## YOUR TASK
Gather the lines below that include the string "ECharts", copying each in full.

## DATASET ROWS
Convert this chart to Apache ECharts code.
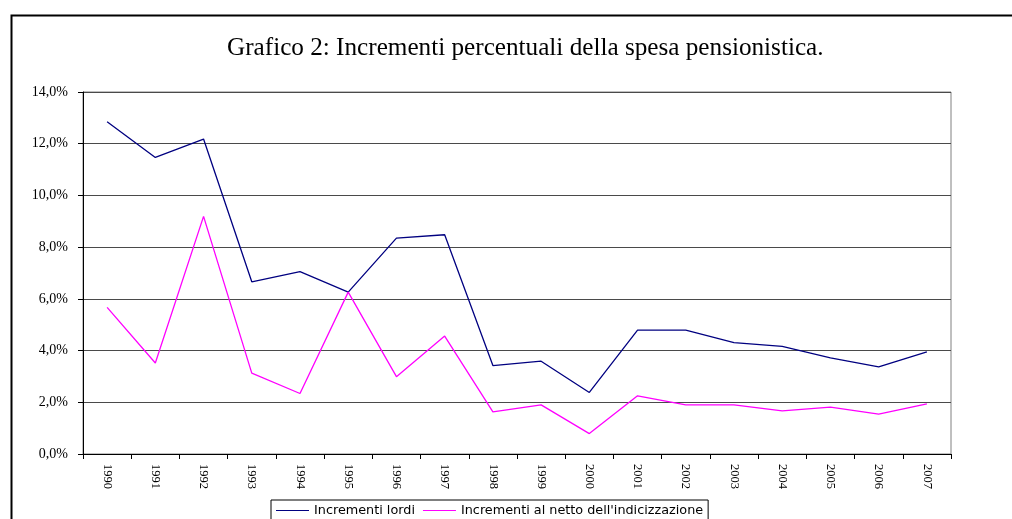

...

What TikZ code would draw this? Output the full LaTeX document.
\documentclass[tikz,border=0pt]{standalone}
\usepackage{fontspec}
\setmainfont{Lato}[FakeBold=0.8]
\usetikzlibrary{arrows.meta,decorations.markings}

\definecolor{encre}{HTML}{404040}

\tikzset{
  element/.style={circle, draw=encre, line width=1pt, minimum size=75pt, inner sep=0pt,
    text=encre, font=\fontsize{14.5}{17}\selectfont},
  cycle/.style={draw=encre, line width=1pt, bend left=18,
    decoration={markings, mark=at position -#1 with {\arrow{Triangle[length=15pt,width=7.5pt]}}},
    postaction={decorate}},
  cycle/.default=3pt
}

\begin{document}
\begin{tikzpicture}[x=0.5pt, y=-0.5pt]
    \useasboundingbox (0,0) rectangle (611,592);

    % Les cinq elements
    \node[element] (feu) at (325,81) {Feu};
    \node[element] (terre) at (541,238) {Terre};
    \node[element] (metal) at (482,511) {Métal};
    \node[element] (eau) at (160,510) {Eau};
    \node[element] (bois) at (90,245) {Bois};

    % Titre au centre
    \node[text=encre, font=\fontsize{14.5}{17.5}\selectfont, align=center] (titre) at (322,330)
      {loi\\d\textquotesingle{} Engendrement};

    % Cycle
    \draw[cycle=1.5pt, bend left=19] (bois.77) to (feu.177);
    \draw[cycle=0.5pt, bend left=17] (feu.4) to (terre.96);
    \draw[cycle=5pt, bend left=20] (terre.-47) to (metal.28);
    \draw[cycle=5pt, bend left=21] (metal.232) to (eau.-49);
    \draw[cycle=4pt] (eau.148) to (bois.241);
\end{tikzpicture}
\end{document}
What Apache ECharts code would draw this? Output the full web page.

## OUTPUT
Convert this chart to Apache ECharts code.
What Apache ECharts code would draw this? Output the full web page.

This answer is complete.